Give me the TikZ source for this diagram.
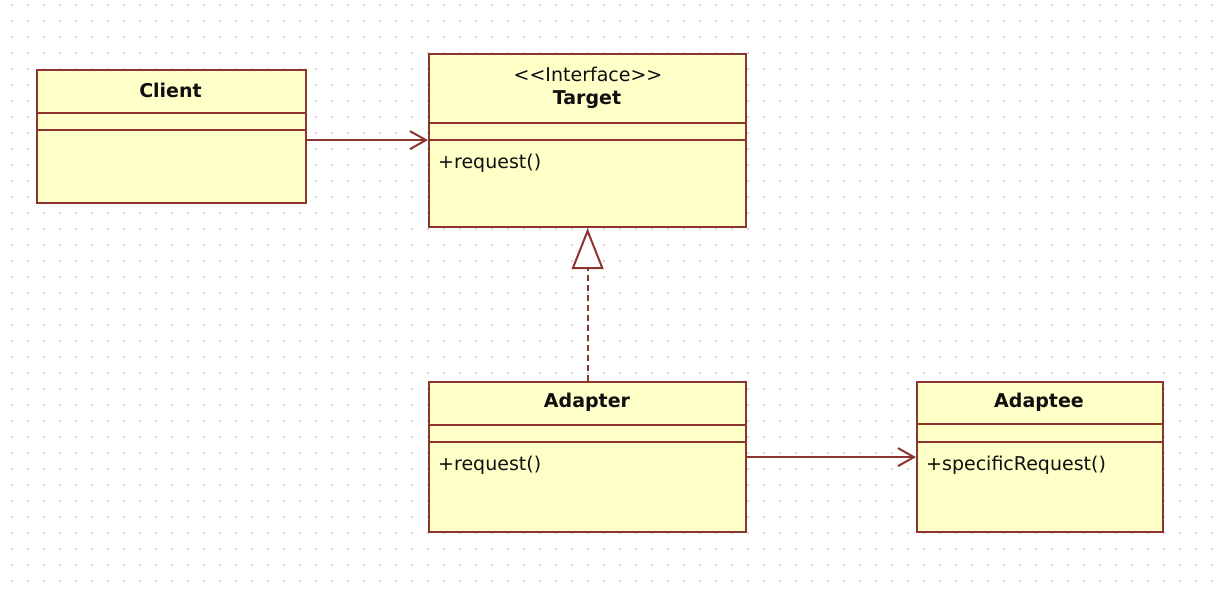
\documentclass[tikz,border=0pt]{standalone}
\usepackage{fontspec}
\setmainfont{DejaVu Sans}
\usetikzlibrary{arrows.meta}
\definecolor{umlline}{RGB}{140,52,48}
\definecolor{umlfill}{RGB}{255,255,200}
\definecolor{griddot}{RGB}{200,200,200}
\definecolor{umltext}{RGB}{15,15,15}
\tikzset{
  umlbox/.style={draw=umlline, fill=umlfill, line width=2.2pt, inner sep=0pt, anchor=north west},
  compart/.style={draw=umlline, line width=2.2pt},
  clsname/.style={font=\fontsize{19}{22}\selectfont\bfseries, text=umltext, inner sep=0pt},
  stereo/.style={font=\fontsize{19}{22}\selectfont, text=umltext, inner sep=0pt},
  oper/.style={font=\fontsize{19}{22}\selectfont, text=umltext, inner sep=0pt, anchor=west},
  assoc/.style={draw=umlline, line width=2pt, -{Straight Barb[length=16pt, width=18pt, line width=2pt]}},
  realize/.style={draw=umlline, line width=2pt, dash pattern=on 6pt off 4pt,
    -{Triangle[open, length=41pt, width=32pt, line width=2pt, fill=white]}}
}
\begin{document}
\begin{tikzpicture}[x=1pt, y=-1pt]
\useasboundingbox (0,0) rectangle (1226,592);
\fill[white] (0,0) rectangle (1226,592);
% dot grid
\foreach \i in {0,...,75}{
  \foreach \j in {0,...,36}{
    \fill[griddot] (12+16*\i, 5+16*\j) circle[radius=1.1pt];
  }
}
% Client
\node[umlbox, minimum width=269pt, minimum height=133pt] (client) at (36,69) {};
\draw[compart] (36,113) -- (305,113);
\draw[compart] (36,130) -- (305,130);
\node[clsname] (clientname) at (170.5,90) {Client};
% Target
\node[umlbox, minimum width=317pt, minimum height=173pt] (target) at (428,53) {};
\draw[compart] (428,123) -- (745,123);
\draw[compart] (428,140) -- (745,140);
\node[stereo] (targetstereo) at (588,74) {<{}<Interface>{}>};
\node[clsname] (targetname) at (587,100) {Target};
\node[oper] (targetop) at (438,163) {+request()};
% Adapter
\node[umlbox, minimum width=317pt, minimum height=150pt] (adapter) at (428,381) {};
\draw[compart] (428,425) -- (745,425);
\draw[compart] (428,442) -- (745,442);
\node[clsname] (adaptername) at (587,402.5) {Adapter};
\node[oper] (adapterop) at (438,465) {+request()};
% Adaptee
\node[umlbox, minimum width=246pt, minimum height=150pt] (adaptee) at (916,381) {};
\draw[compart] (916,424) -- (1162,424);
\draw[compart] (916,442) -- (1162,442);
\node[clsname] (adapteename) at (1039,402) {Adaptee};
\node[oper] (adapteeop) at (926,465.5) {+specificRequest()};
% connectors
\draw[assoc] ([yshift=-3.5pt]client.east) -- ([yshift=-3.5pt]client.east -| target.west);
\draw[assoc] (adapter.east) -- (adapter.east -| adaptee.west);
\draw[realize] (adapter.north) -- (target.south);
\end{tikzpicture}
\end{document}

AIM: Skipping the pictures, transcribe each line above exactly as it appears.

ANSWER FOR THIS EXERCISE:
Give me the TikZ source for this diagram.
\documentclass[tikz,border=0pt]{standalone}
\usepackage{fontspec}
\setmainfont{DejaVu Sans}
\usetikzlibrary{arrows.meta}
\definecolor{umlline}{RGB}{140,52,48}
\definecolor{umlfill}{RGB}{255,255,200}
\definecolor{griddot}{RGB}{200,200,200}
\definecolor{umltext}{RGB}{15,15,15}
\tikzset{
  umlbox/.style={draw=umlline, fill=umlfill, line width=2.2pt, inner sep=0pt, anchor=north west},
  compart/.style={draw=umlline, line width=2.2pt},
  clsname/.style={font=\fontsize{19}{22}\selectfont\bfseries, text=umltext, inner sep=0pt},
  stereo/.style={font=\fontsize{19}{22}\selectfont, text=umltext, inner sep=0pt},
  oper/.style={font=\fontsize{19}{22}\selectfont, text=umltext, inner sep=0pt, anchor=west},
  assoc/.style={draw=umlline, line width=2pt, -{Straight Barb[length=16pt, width=18pt, line width=2pt]}},
  realize/.style={draw=umlline, line width=2pt, dash pattern=on 6pt off 4pt,
    -{Triangle[open, length=41pt, width=32pt, line width=2pt, fill=white]}}
}
\begin{document}
\begin{tikzpicture}[x=1pt, y=-1pt]
\useasboundingbox (0,0) rectangle (1226,592);
\fill[white] (0,0) rectangle (1226,592);
% dot grid
\foreach \i in {0,...,75}{
  \foreach \j in {0,...,36}{
    \fill[griddot] (12+16*\i, 5+16*\j) circle[radius=1.1pt];
  }
}
% Client
\node[umlbox, minimum width=269pt, minimum height=133pt] (client) at (36,69) {};
\draw[compart] (36,113) -- (305,113);
\draw[compart] (36,130) -- (305,130);
\node[clsname] (clientname) at (170.5,90) {Client};
% Target
\node[umlbox, minimum width=317pt, minimum height=173pt] (target) at (428,53) {};
\draw[compart] (428,123) -- (745,123);
\draw[compart] (428,140) -- (745,140);
\node[stereo] (targetstereo) at (588,74) {<{}<Interface>{}>};
\node[clsname] (targetname) at (587,100) {Target};
\node[oper] (targetop) at (438,163) {+request()};
% Adapter
\node[umlbox, minimum width=317pt, minimum height=150pt] (adapter) at (428,381) {};
\draw[compart] (428,425) -- (745,425);
\draw[compart] (428,442) -- (745,442);
\node[clsname] (adaptername) at (587,402.5) {Adapter};
\node[oper] (adapterop) at (438,465) {+request()};
% Adaptee
\node[umlbox, minimum width=246pt, minimum height=150pt] (adaptee) at (916,381) {};
\draw[compart] (916,424) -- (1162,424);
\draw[compart] (916,442) -- (1162,442);
\node[clsname] (adapteename) at (1039,402) {Adaptee};
\node[oper] (adapteeop) at (926,465.5) {+specificRequest()};
% connectors
\draw[assoc] ([yshift=-3.5pt]client.east) -- ([yshift=-3.5pt]client.east -| target.west);
\draw[assoc] (adapter.east) -- (adapter.east -| adaptee.west);
\draw[realize] (adapter.north) -- (target.south);
\end{tikzpicture}
\end{document}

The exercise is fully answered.